Harry Souttar Returns to Challenge for Australia’s World Cup Spot
harry souttar is back on the field after a torn Achilles, and he is trying to prove he can hold down a place for Australia at the World Cup. The 27-year-old defender missed more than a year of his career, then arrived early to the Socceroos’ pre-tournament camp in Sarasota, Florida.
Souttar In Sarasota
Souttar was one of the first players into camp in early May, and Socceroos staff put him through his paces at IMG Academy before Tony Popovic landed in the United States. That sequence says as much about the assignment as the injury itself: he is not just back, he is being measured before the squad is set.
When fit, Souttar is an obvious difference maker for Australia’s backline. That is why his return after a torn Achilles matters now, not later. The staff have already begun the work of seeing how much of his old range he has recovered after the long layoff.
Popovic's Old Test
Popovic knows the problem from the other side. More than 20 years ago, he was injured by Bastian Schweinsteiger at the Confederations Cup five months before Australia’s inter-confederational qualifiers against Uruguay in 2005.
That injury did not keep him out of the picture. He managed only one League Cup appearance for Crystal Palace and 57 minutes for Australia in a 7-0 win over the Solomon Islands before the Uruguay ties, then started both games and played a full 90 minutes in the first leg in Montevideo. He was withdrawn early in the second leg after picking up a yellow card.
World Cup Backline Race
For Souttar, the comparison runs through the same selection pressure. He played a starring role for Australia at the 2022 World Cup in Qatar after returning from a ruptured ACL, so the national team has already seen him come back from a major injury and deliver on a major stage.

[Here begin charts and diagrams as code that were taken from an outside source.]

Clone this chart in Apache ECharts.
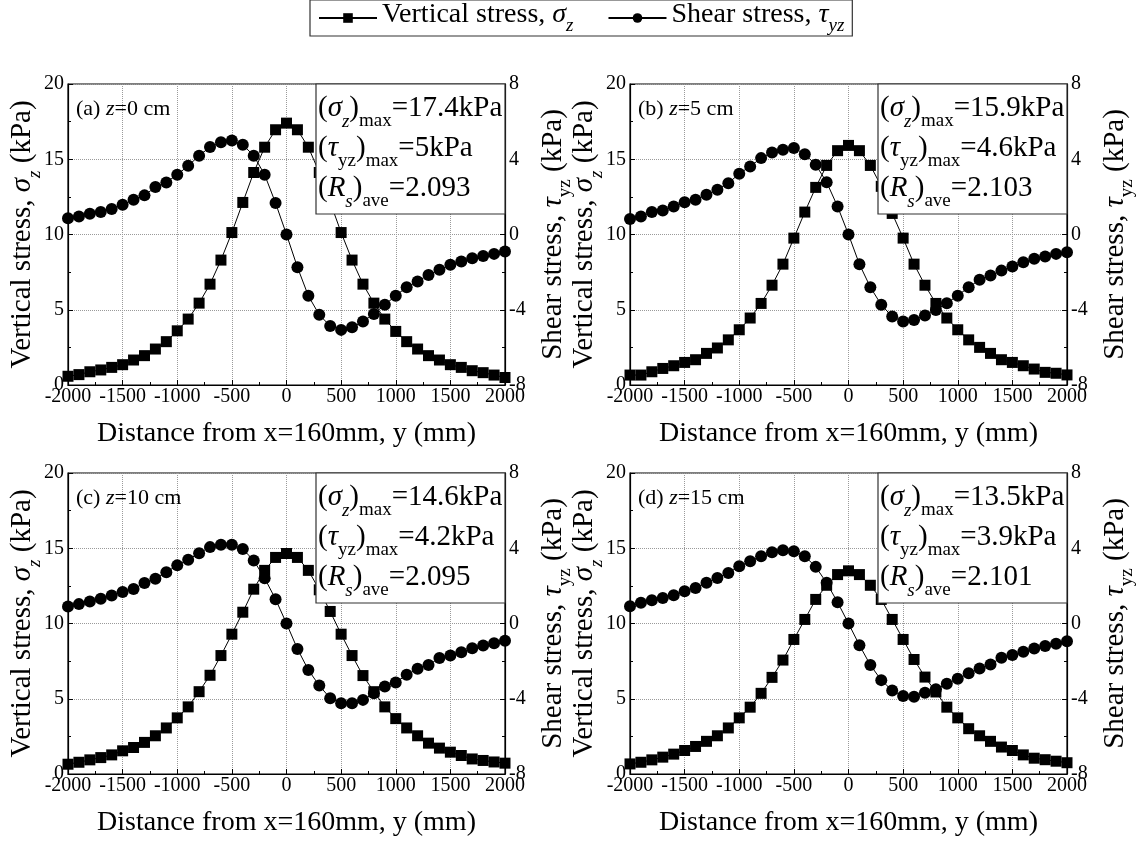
<!DOCTYPE html>
<html>
<head>
<meta charset="utf-8">
<script src="https://cdn.jsdelivr.net/npm/echarts@6/dist/echarts.min.js"></script>
<style>html,body{margin:0;padding:0;background:#fff;}#c{width:1138px;height:845px;}</style>
</head>
<body>
<div id="c"></div>
<script>
// ---- data ----
const yDist = [-2000,-1900,-1800,-1700,-1600,-1500,-1400,-1300,-1200,-1100,-1000,-900,-800,-700,-600,-500,-400,-300,-200,-100,0,100,200,300,400,500,600,700,800,900,1000,1100,1200,1300,1400,1500,1600,1700,1800,1900,2000];

const sigmaA = [0.58,0.69,0.88,1.0,1.17,1.35,1.66,1.95,2.39,2.88,3.6,4.38,5.44,6.7,8.3,10.13,12.13,14.12,15.8,16.96,17.4,16.96,15.8,14.12,12.15,10.13,8.3,6.7,5.44,4.38,3.56,2.88,2.39,1.95,1.66,1.35,1.17,0.95,0.82,0.66,0.5];
const tauA = [0.87,0.96,1.1,1.19,1.35,1.58,1.85,2.08,2.52,2.77,3.18,3.65,4.19,4.65,4.9,5.0,4.77,4.19,3.18,1.67,0,-1.74,-3.26,-4.27,-4.86,-5.07,-4.93,-4.63,-4.22,-3.74,-3.25,-2.8,-2.5,-2.15,-1.88,-1.61,-1.44,-1.26,-1.14,-1.03,-0.9];

const sigmaB = [0.66,0.66,0.88,1.1,1.28,1.5,1.68,2.1,2.46,3.0,3.67,4.45,5.42,6.63,8.03,9.76,11.49,13.13,14.59,15.57,15.92,15.57,14.59,13.2,11.4,9.76,8.03,6.63,5.42,4.45,3.67,3.0,2.5,2.1,1.68,1.5,1.28,1.06,0.84,0.78,0.67];
const tauB = [0.83,0.96,1.19,1.28,1.49,1.72,1.85,2.11,2.38,2.73,3.23,3.62,4.06,4.36,4.51,4.6,4.27,3.71,2.78,1.49,0,-1.58,-2.8,-3.74,-4.36,-4.63,-4.54,-4.31,-4.01,-3.65,-3.25,-2.8,-2.41,-2.18,-1.92,-1.7,-1.47,-1.29,-1.17,-1.03,-0.94];

const sigmaC = [0.65,0.78,0.94,1.09,1.27,1.54,1.76,2.1,2.54,3.06,3.73,4.46,5.47,6.56,7.87,9.29,10.75,12.28,13.53,14.39,14.65,14.39,13.53,12.24,10.8,9.29,7.87,6.54,5.47,4.46,3.68,3.06,2.54,2.05,1.72,1.45,1.23,1.0,0.9,0.8,0.72];
const tauC = [0.9,1.03,1.17,1.31,1.49,1.67,1.84,2.15,2.38,2.73,3.09,3.39,3.74,4.06,4.19,4.19,3.96,3.35,2.41,1.29,0,-1.35,-2.47,-3.3,-3.97,-4.24,-4.24,-4.06,-3.71,-3.35,-3.14,-2.73,-2.41,-2.2,-1.84,-1.7,-1.53,-1.31,-1.17,-1.05,-0.92];

const sigmaD = [0.67,0.78,0.94,1.12,1.32,1.56,1.83,2.17,2.54,3.06,3.73,4.44,5.36,6.42,7.57,8.94,10.27,11.6,12.54,13.25,13.5,13.25,12.54,11.6,10.27,8.94,7.61,6.44,5.45,4.44,3.73,3.01,2.54,2.17,1.79,1.56,1.27,1.05,0.95,0.85,0.75];
const tauD = [0.92,1.1,1.24,1.36,1.5,1.72,1.89,2.16,2.42,2.69,3.04,3.31,3.58,3.79,3.89,3.84,3.58,3.01,2.16,1.13,0,-1.15,-2.21,-3.01,-3.56,-3.86,-3.89,-3.68,-3.5,-3.2,-2.94,-2.65,-2.39,-2.18,-1.82,-1.68,-1.5,-1.33,-1.2,-1.08,-0.94];

const panelLabels = [['(a) ','z','=0 cm'],['(b) ','z','=5 cm'],['(c) ','z','=10 cm'],['(d) ','z','=15 cm']];
const sigmaMax = ['17.4','15.9','14.6','13.5'];
const tauMax = ['5','4.6','4.2','3.9'];
const rsAve = ['2.093','2.103','2.095','2.101'];
const xTitle = 'Distance from x=160mm, y (mm)';

// ---- layout ----
const F = 'Liberation Serif';
const panels = [
  {L:68, T:84, s:sigmaA, t:tauA},
  {L:630, T:84, s:sigmaB, t:tauB},
  {L:68, T:473, s:sigmaC, t:tauC},
  {L:630, T:473, s:sigmaD, t:tauD}
];
const W = 437, H = 301;

// rich text with real subscripts: every token top-aligned, subscripts pushed down by top padding
function richSet(size, sub, lh, drop){
  const P = Math.round(lh/2 + 0.28*size + drop - 0.78*sub);
  const base = {fontFamily:F, fontSize:size, lineHeight:lh, color:'#000', verticalAlign:'top'};
  const sb = {fontFamily:F, fontSize:sub, lineHeight:sub, color:'#000', verticalAlign:'top', padding:[P,0,0,0]};
  return {
    n: base,
    i: Object.assign({}, base, {fontStyle:'italic'}),
    s: sb,
    si: Object.assign({}, sb, {fontStyle:'italic'})
  };
}

const grids=[], xAxes=[], yAxes=[], series=[], graphics=[];
const axisLineStyle = {color:'#000', width:1.2};
const plain = v => String(v);
panels.forEach((p,k)=>{
  grids.push({left:p.L, top:p.T, width:W, height:H, show:true, borderColor:'#000', borderWidth:1.2, backgroundColor:'transparent'});
  xAxes.push({type:'value', gridIndex:k, min:-2000, max:2000, interval:500, position:'bottom',
    axisLine:{show:true, onZero:false, lineStyle:axisLineStyle},
    axisTick:{show:true, inside:true, length:5, lineStyle:{color:'#000'}},
    minorTick:{show:true, splitNumber:2, length:3, lineStyle:{color:'#000'}},
    axisLabel:{fontFamily:F, fontSize:20, color:'#000', margin:2, formatter:plain},
    splitLine:{show:true, lineStyle:{color:'#9a9a9a', type:'dotted', width:1}}
  });
  yAxes.push({type:'value', gridIndex:k, min:0, max:20, interval:5, position:'left',
    axisLine:{show:true, onZero:false, lineStyle:axisLineStyle},
    axisTick:{show:true, inside:true, length:5, lineStyle:{color:'#000'}},
    minorTick:{show:true, splitNumber:2, length:3, lineStyle:{color:'#000'}},
    axisLabel:{fontFamily:F, fontSize:20, color:'#000', margin:4, formatter:plain},
    splitLine:{show:true, lineStyle:{color:'#9a9a9a', type:'dotted', width:1}}
  });
  yAxes.push({type:'value', gridIndex:k, min:-8, max:8, interval:4, position:'right',
    axisLine:{show:true, onZero:false, lineStyle:axisLineStyle},
    axisTick:{show:true, inside:true, length:5, lineStyle:{color:'#000'}},
    minorTick:{show:true, splitNumber:2, length:3, lineStyle:{color:'#000'}},
    axisLabel:{fontFamily:F, fontSize:20, color:'#000', margin:4, formatter:plain},
    splitLine:{show:false}
  });
  series.push({name:'Vertical stress', type:'line', xAxisIndex:k, yAxisIndex:2*k,
    data: yDist.map((x,i)=>[x,p.s[i]]), symbol:'rect', symbolSize:11,
    lineStyle:{color:'#000', width:1}, itemStyle:{color:'#000'}, z:3, animation:false});
  series.push({name:'Shear stress', type:'line', xAxisIndex:k, yAxisIndex:2*k+1,
    data: yDist.map((x,i)=>[x,p.t[i]]), symbol:'circle', symbolSize:12,
    lineStyle:{color:'#000', width:1}, itemStyle:{color:'#000'}, z:3, animation:false});

  // annotation box
  graphics.push({type:'rect', z:100, shape:{x:p.L+248, y:p.T, width:W-248, height:130},
    style:{fill:'#fff', stroke:'#333', lineWidth:1.2}});
  graphics.push({type:'text', z:101, x:p.L+250, y:p.T+10,
    style:{text:
      '{n|(}{i|σ}{si|z}{n|)}{s|max}{n|='+sigmaMax[k]+'kPa}\n'+
      '{n|(}{i|τ}{s|yz}{n|)}{s|max}{n|='+tauMax[k]+'kPa}\n'+
      '{n|(}{i|R}{si|s}{n|)}{s|ave}{n|='+rsAve[k]+'}',
      align:'left', verticalAlign:'top', rich: richSet(29, 19, 40, 5)}});
  // panel label
  const pl = panelLabels[k];
  graphics.push({type:'text', z:101, x:p.L+8, y:p.T+26,
    style:{text:'{n|'+pl[0]+'}{i|'+pl[1]+'}{n|'+pl[2]+'}', align:'left', verticalAlign:'middle', rich: richSet(22,15,24,0)}});
  // axis titles
  graphics.push({type:'text', z:101, x:p.L-41, y:p.T+H/2, rotation:Math.PI/2,
    style:{text:'{n|Vertical stress, }{i|σ}{si|z}{n| (kPa)}', align:'center', verticalAlign:'middle', rich: richSet(29,19,38,5)}});
  graphics.push({type:'text', z:101, x:p.L+W+53, y:p.T+H/2, rotation:Math.PI/2,
    style:{text:'{n|Shear stress, }{i|τ}{s|yz}{n| (kPa)}', align:'center', verticalAlign:'middle', rich: richSet(29,19,38,5)}});
  graphics.push({type:'text', z:101, x:p.L+W/2, y:p.T+H+49,
    style:{text:xTitle, font:'28px "Liberation Serif"', fill:'#000', align:'center', verticalAlign:'middle'}});
});

const legendRich = richSet(28,19,34,5);
const option = {
  animation:false,
  backgroundColor:'#fff',
  legend:{
    top:0, left:310, orient:'horizontal',
    data:['Vertical stress','Shear stress'],
    itemWidth:58, itemHeight:12, itemGap:34,
    borderColor:'#333', borderWidth:1.2, padding:[1,8,1,8],
    formatter:function(name){
      return name==='Vertical stress' ? '{n|Vertical stress, }{i|σ}{si|z}' : '{n|Shear stress, }{i|τ}{si|yz}';
    },
    textStyle:{fontFamily:F, fontSize:28, color:'#000', rich:legendRich}
  },
  grid:grids, xAxis:xAxes, yAxis:yAxes, series:series, graphic:graphics
};
const chart = echarts.init(document.getElementById('c'), null, {renderer:'canvas'});
chart.setOption(option);
</script>
</body>
</html>
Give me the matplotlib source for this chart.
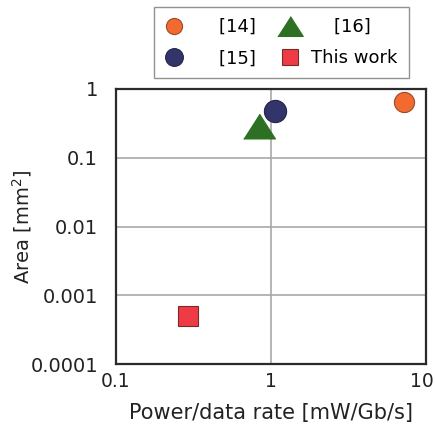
import matplotlib
matplotlib.use("Agg")
import matplotlib.pyplot as plt
import matplotlib.transforms as mtransforms
from matplotlib.ticker import NullLocator, FixedLocator, FixedFormatter

# Data
labels = ["[14]", "[15]", "[16]", "This work"]
power = [7.2, 1.06, 0.84, 0.29]      # mW/Gb/s
area = [0.65, 0.48, 0.29, 0.0005]    # mm^2
colors = ["#F26A30", "#33356A", "#2E7023", "#EE3B45"]
edges = ["#9A4A25", "#22244A", "#2E7023", "#7A2A2A"]

xticks = [0.1, 1, 10]
xticklabels = ["0.1", "1", "10"]
yticks = [0.0001, 0.001, 0.01, 0.1, 1]
yticklabels = ["0.0001", "0.001", "0.01", "0.1", "1"]

plt.rcParams["font.family"] = ["DejaVu Sans"]

W, H = 436, 425
fig = plt.figure(figsize=(W / 100, H / 100), dpi=100)
ax = fig.add_axes([116 / W, 1 - 364 / H, (426 - 116) / W, (364 - 89) / H])

tri = [(-1, -0.78), (1, -0.78), (0, 0.78)]
markers = ["o", "o", tri, "s"]
msizes = [14.5, 16, 23, 14.5]

handles = []
for x, y, lab, c, ec, m, ms in zip(power, area, labels, colors, edges, markers, msizes):
    h, = ax.plot([x], [y], linestyle="none", marker=m, markersize=ms,
                 markerfacecolor=c, markeredgecolor=ec, markeredgewidth=0.8,
                 label=lab, zorder=3)
    handles.append(h)

ax.set_xscale("log")
ax.set_yscale("log")
ax.set_xlim(0.1, 10)
ax.set_ylim(0.0001, 1)

ax.xaxis.set_major_locator(FixedLocator(xticks))
ax.xaxis.set_major_formatter(FixedFormatter(xticklabels))
ax.yaxis.set_major_locator(FixedLocator(yticks))
ax.yaxis.set_major_formatter(FixedFormatter(yticklabels))
ax.xaxis.set_minor_locator(NullLocator())
ax.yaxis.set_minor_locator(NullLocator())

ax.grid(True, which="major", color="#A8A8A8", linewidth=1.2, zorder=0)
ax.set_axisbelow(True)
ax.tick_params(axis="both", length=0, labelsize=14, colors="#222222")
ax.tick_params(axis="x", pad=6, labelsize=13.5)
ax.tick_params(axis="y", pad=13)

for s in ax.spines.values():
    s.set_color("#2A2A2A")
    s.set_linewidth(1.6)

# nudge the last x tick label inward so it stays within the figure
fig.canvas.draw()
last = ax.get_xticklabels()[-1]
last.set_transform(last.get_transform() +
                   mtransforms.ScaledTranslation(-4 / 100, 0, fig.dpi_scale_trans))

ax.set_xlabel("Power/data rate [mW/Gb/s]", fontsize=15, color="#222222")
ax.set_ylabel("Area [mm$^2$]", fontsize=14, color="#222222")
ax.xaxis.set_label_coords(0.5, (364 - 403) / 275)
ax.yaxis.set_label_coords((34 - 116) / 310, 0.5)

leg_labels = ["    [14]", "    [15]", "    [16]", "This work"]
leg = fig.legend(handles, leg_labels, ncol=2, loc="upper left",
                 bbox_to_anchor=(154 / W, 1 - 7 / H), bbox_transform=fig.transFigure,
                 fontsize=13, frameon=True, fancybox=False, markerscale=0.8,
                 handlelength=1.0, handletextpad=0.7, columnspacing=1.4,
                 borderpad=0.6, labelspacing=0.75, borderaxespad=0)
leg.get_frame().set_edgecolor("#777777")
leg.get_frame().set_linewidth(1.0)

fig.savefig("out.png", dpi=100)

This time the question is whether the 27-year-old can clear another fitness test after a torn Achilles that kept him out for more than a year. Australia’s camp in Sarasota has already started that evaluation, and Souttar’s early arrival shows how central he is to the conversation.
If he gets through the work at IMG Academy, he gives Popovic another proven option in a part of the team that cannot afford soft coverage. If he does not, Australia loses one of the defenders it most wants available when the World Cup squad is settled.